§ **THE PROBLEM**
Your task is to retype the lines from the opening of the material through the line that includes "from matplotlib.lines import Line2D". Do not copy the pictures.
*** DATA BLOCK ***
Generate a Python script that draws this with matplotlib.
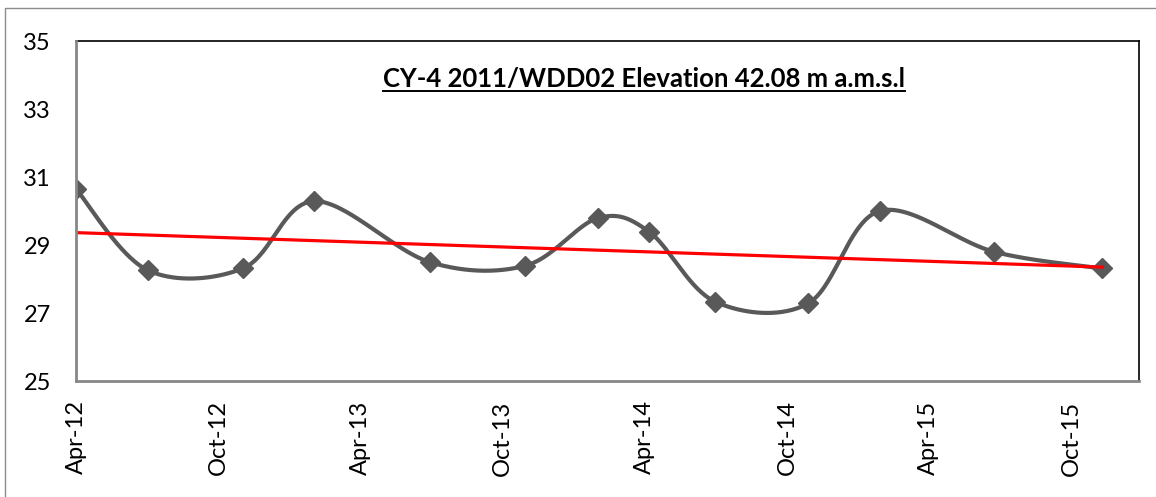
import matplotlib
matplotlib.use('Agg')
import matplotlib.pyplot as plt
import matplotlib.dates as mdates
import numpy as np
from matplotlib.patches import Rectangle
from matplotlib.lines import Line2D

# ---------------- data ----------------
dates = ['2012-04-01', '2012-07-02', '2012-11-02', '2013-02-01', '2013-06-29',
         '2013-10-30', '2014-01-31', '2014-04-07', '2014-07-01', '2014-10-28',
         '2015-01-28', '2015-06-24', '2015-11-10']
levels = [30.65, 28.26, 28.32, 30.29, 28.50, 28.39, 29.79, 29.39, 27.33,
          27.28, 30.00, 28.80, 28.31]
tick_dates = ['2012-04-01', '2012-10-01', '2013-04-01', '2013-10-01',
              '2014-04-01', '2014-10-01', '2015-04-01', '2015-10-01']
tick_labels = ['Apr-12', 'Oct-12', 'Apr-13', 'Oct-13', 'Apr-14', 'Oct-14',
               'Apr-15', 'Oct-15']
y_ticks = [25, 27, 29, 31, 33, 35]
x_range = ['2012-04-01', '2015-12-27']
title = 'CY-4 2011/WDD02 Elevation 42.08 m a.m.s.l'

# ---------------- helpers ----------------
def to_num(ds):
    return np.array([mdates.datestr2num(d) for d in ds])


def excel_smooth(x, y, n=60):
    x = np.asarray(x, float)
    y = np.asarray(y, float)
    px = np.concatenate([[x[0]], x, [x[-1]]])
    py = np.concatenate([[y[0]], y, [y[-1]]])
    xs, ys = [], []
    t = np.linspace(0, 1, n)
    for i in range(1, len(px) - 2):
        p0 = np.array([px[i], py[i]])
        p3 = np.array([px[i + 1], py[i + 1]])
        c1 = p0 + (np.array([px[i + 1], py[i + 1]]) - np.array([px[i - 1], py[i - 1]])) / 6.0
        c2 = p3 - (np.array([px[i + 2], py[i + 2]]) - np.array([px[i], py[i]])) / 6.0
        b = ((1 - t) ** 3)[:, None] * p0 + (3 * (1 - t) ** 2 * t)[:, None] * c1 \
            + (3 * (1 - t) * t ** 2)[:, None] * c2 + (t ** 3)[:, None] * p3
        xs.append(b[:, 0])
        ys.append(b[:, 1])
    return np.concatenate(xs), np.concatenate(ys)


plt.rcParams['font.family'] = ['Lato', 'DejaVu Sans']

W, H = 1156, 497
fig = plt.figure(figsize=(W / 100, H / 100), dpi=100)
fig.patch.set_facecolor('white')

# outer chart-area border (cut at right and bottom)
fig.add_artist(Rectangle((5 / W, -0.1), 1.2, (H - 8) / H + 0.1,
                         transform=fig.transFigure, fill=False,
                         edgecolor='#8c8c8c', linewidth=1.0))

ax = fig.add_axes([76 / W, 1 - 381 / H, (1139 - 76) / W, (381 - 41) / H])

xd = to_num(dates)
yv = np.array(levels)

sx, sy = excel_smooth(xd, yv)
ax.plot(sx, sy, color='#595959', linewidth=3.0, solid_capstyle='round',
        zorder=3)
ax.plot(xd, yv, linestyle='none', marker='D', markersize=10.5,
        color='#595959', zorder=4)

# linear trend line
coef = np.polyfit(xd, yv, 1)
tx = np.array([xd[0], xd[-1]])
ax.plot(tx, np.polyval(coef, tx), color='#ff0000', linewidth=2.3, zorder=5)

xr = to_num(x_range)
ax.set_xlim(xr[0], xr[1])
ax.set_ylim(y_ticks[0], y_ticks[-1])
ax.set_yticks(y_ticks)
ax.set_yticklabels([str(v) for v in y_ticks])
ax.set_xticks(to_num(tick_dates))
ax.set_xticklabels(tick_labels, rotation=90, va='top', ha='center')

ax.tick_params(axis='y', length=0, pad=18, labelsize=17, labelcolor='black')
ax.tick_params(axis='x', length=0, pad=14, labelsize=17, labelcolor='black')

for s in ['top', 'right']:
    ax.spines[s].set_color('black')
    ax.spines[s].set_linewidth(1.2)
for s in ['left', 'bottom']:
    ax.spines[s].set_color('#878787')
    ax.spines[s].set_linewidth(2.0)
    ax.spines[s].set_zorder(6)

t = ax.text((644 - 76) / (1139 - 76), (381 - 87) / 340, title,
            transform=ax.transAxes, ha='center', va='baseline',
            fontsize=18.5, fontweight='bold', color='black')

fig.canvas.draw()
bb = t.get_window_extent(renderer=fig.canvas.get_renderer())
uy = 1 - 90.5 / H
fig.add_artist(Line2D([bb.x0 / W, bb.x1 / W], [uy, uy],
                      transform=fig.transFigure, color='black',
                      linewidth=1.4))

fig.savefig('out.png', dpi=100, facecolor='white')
***
§ **ANSWER TO THIS TASK**
Generate a Python script that draws this with matplotlib.
import matplotlib
matplotlib.use('Agg')
import matplotlib.pyplot as plt
import matplotlib.dates as mdates
import numpy as np
from matplotlib.patches import Rectangle
from matplotlib.lines import Line2D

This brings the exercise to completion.